Task directions:
Pick every line from the data that holds the word "Write".

Data shown:
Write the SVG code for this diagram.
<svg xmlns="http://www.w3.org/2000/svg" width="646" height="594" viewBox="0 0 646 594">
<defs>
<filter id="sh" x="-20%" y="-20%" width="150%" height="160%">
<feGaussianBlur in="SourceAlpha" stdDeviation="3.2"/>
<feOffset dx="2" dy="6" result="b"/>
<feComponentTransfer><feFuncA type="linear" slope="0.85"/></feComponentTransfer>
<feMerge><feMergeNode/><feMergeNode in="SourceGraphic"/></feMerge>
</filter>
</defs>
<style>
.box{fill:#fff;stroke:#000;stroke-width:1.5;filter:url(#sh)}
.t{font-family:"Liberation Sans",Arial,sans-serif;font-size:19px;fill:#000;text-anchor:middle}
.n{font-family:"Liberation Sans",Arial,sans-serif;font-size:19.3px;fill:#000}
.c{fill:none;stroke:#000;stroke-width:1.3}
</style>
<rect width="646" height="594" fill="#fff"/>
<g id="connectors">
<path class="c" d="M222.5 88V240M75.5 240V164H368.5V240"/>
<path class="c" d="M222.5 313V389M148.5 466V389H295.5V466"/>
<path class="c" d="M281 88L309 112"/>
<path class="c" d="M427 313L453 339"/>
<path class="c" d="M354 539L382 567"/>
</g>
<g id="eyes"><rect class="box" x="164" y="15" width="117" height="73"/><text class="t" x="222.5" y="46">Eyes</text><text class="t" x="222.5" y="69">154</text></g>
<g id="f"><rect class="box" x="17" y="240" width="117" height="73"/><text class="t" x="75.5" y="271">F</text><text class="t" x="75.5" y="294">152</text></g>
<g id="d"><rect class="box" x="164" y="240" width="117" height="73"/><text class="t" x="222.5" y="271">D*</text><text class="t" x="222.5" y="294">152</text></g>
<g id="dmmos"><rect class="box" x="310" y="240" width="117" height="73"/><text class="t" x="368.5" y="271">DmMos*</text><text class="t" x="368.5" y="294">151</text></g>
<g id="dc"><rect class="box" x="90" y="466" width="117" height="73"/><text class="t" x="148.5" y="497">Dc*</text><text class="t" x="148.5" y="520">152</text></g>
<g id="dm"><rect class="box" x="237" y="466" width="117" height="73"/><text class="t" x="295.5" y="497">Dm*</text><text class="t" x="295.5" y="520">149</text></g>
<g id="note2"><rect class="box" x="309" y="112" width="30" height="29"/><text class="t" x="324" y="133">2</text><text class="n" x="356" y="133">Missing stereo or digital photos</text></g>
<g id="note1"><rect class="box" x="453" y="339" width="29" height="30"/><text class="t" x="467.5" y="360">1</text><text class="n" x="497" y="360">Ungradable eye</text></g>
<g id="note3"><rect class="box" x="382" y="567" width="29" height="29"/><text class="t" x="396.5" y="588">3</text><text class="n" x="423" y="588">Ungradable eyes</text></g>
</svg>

* * *

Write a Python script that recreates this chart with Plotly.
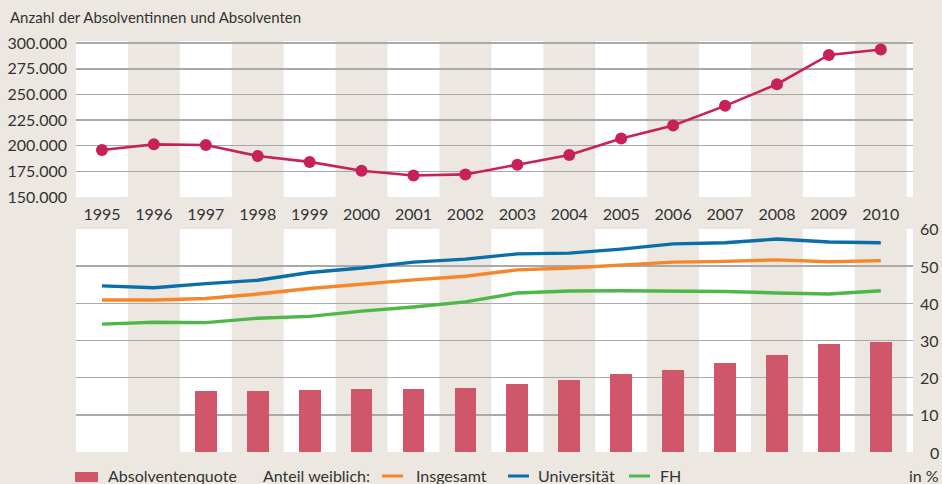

* * *

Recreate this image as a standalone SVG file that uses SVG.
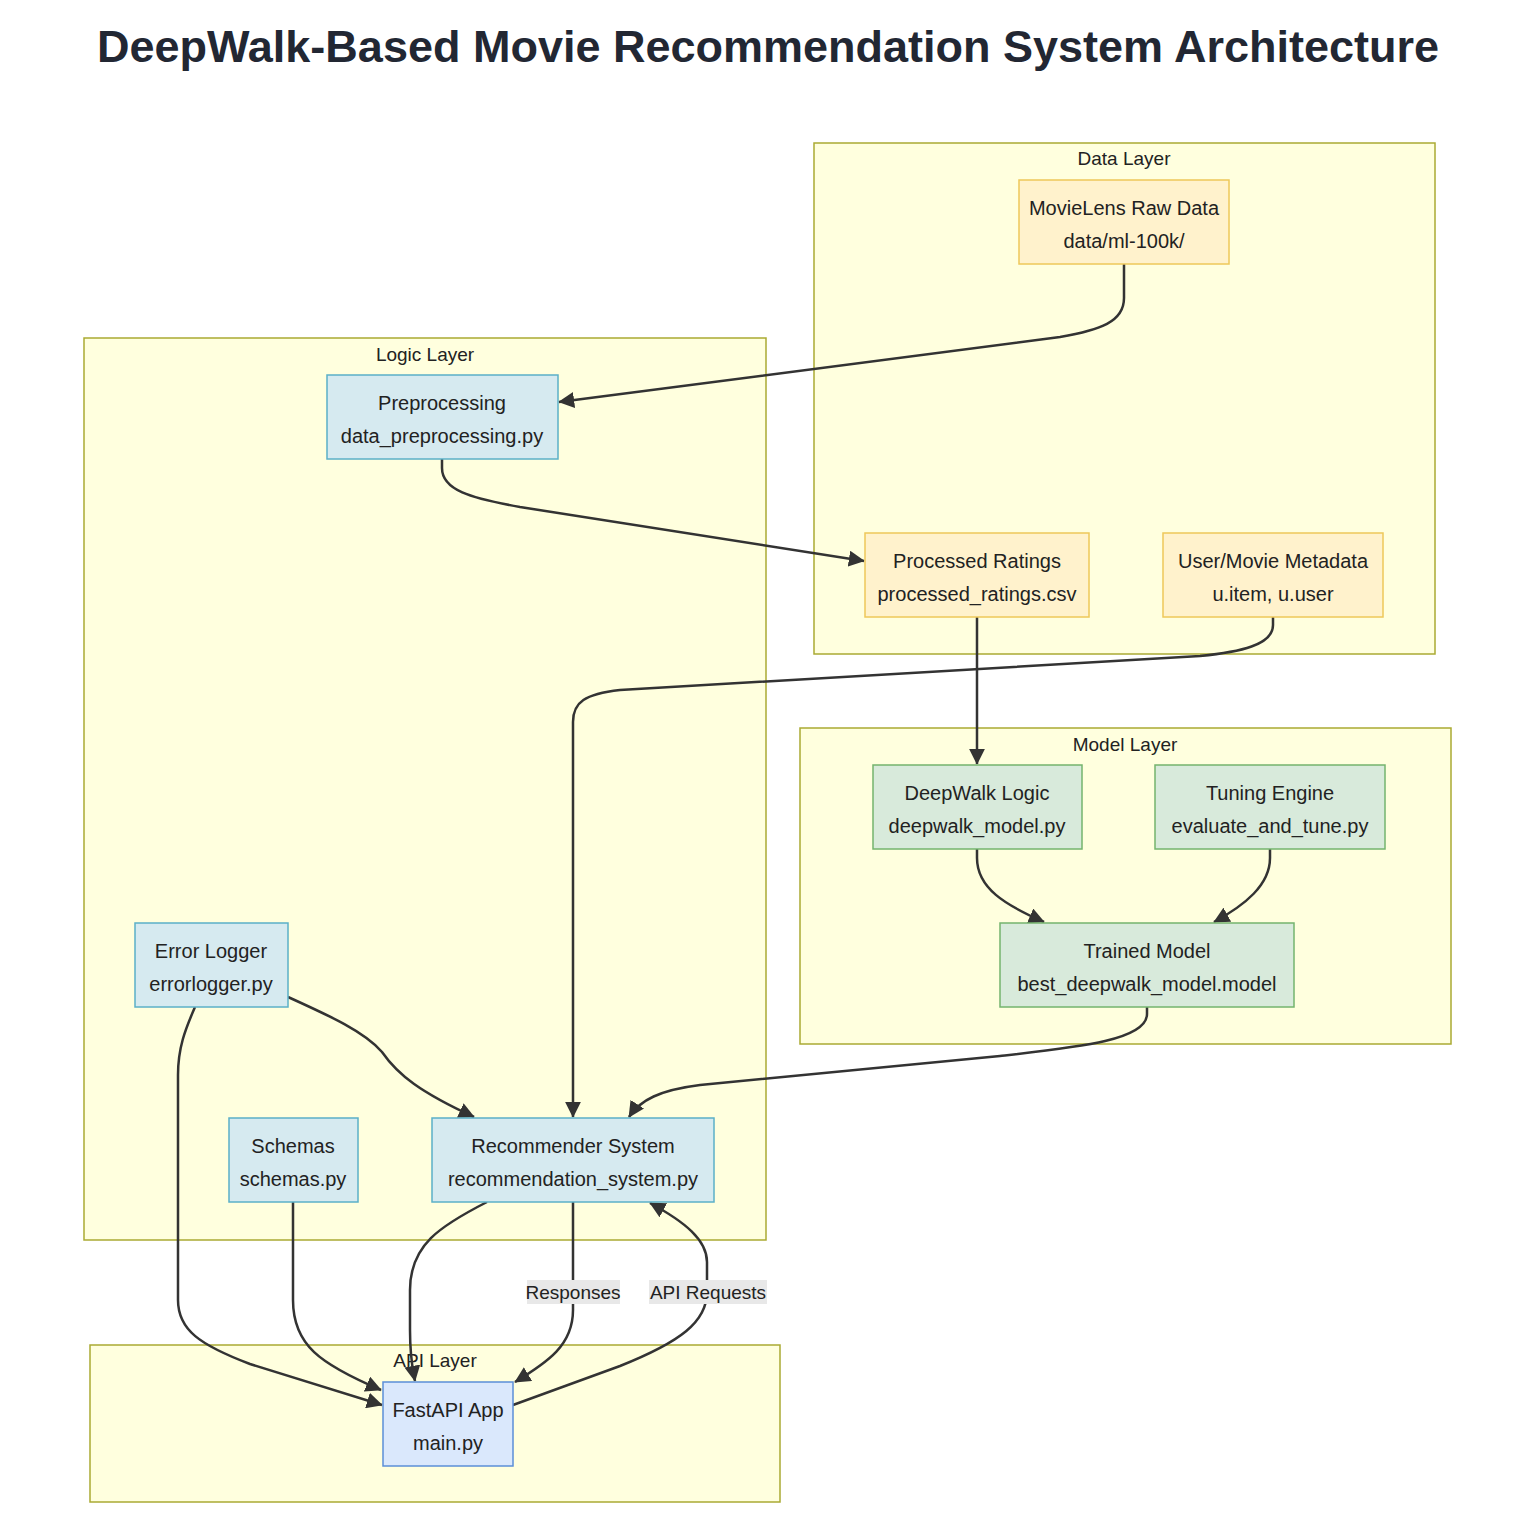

Response to the task:
Write the SVG code for this diagram.
Write a Python script that recreates this chart with Plotly.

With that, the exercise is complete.